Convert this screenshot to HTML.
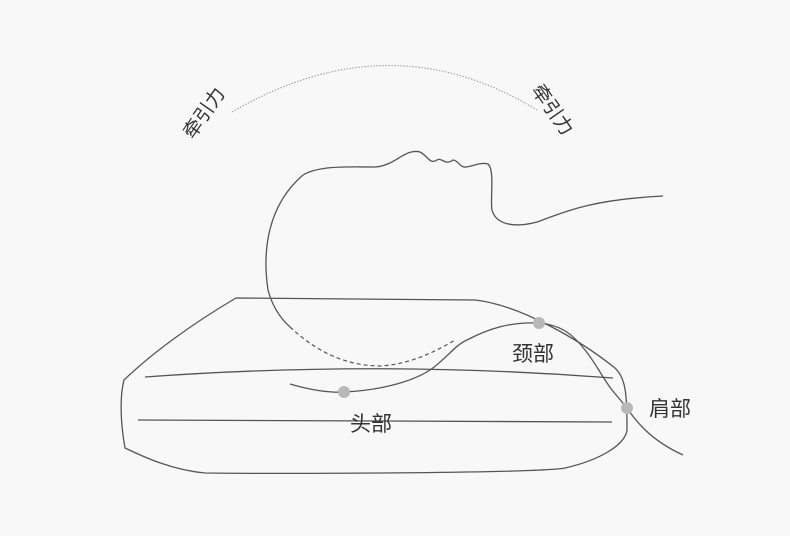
<!DOCTYPE html>
<html><head><meta charset="utf-8"><style>
html,body{margin:0;padding:0;background:#f8f8f8;}
svg{display:block;}
text{font-family:"Liberation Sans","Noto Sans CJK SC",sans-serif;fill:#333;}
</style></head><body>
<svg width="790" height="536" viewBox="0 0 790 536" xmlns="http://www.w3.org/2000/svg">
<rect width="790" height="536" fill="#f8f8f8"/>
<path d="M232,112 Q390,20 537,110" fill="none" stroke="#999" stroke-width="1" stroke-dasharray="1.5,1.5"/>
<text x="0" y="0" font-size="19" transform="translate(193,140) rotate(-55)">牵引力</text>
<text x="0" y="0" font-size="19" transform="translate(531,90) rotate(55)">牵引力</text>
<g fill="none" stroke="#555" stroke-width="1.3">
<path d="M236,298 L475,300 C520,305 580,340 615,368 C626,378 627,395 627,430 C625,445 600,460 565,468 C540,473 300,474 205,473 C170,470 140,455 125,448 C120,420 120,395 124,380 C150,355 190,325 236,298 Z"/>
<path d="M145,377 Q380,360 613,378"/>
<path d="M138,420 L612,422"/>
<path d="M268,290 C262,250 268,205 303,175 C320,165 350,167 375,167 C395,166 405,148 420,152 C428,156 430,165 437,160 C442,157 445,166 453,160 C458,160 460,168 466,167 C474,166 480,162 488,164 C495,170 490,200 492,210 C496,225 515,228 537,222 C560,214 585,200 663,196"/>
<path d="M268,290 C272,305 280,318 290,327"/>
<path d="M290,384 C310,390 330,393 344,392 C385,390 415,380 430,370 C445,360 455,345 467,340 C490,328 510,322 539,323 C560,325 572,333 585,350 C595,362 602,377 612,390 L627,408 C635,420 650,440 683,455"/>
</g>
<path d="M290,327 C320,355 350,366 381,366 C410,364 435,352 455,340" fill="none" stroke="#555" stroke-width="1.2" stroke-dasharray="4,3"/>
<circle cx="344" cy="392" r="6" fill="#b8b8b8"/>
<circle cx="539" cy="323" r="6" fill="#b8b8b8"/>
<circle cx="627" cy="408" r="6" fill="#b8b8b8"/>
<text x="512" y="361" font-size="21">颈部</text>
<text x="350" y="431" font-size="21">头部</text>
<text x="649" y="416" font-size="21">肩部</text>
</svg>
</body></html>
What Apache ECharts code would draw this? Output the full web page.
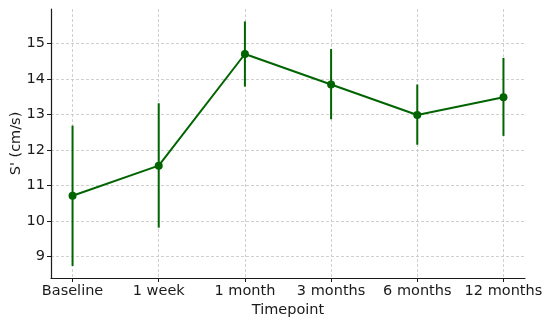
▬▬▬▬▬▬
To be done
Copy each line of the entries that includes the word "this".

Complete answer
Convert this screenshot to HTML.
What Apache ECharts code would draw this? Output the full web page.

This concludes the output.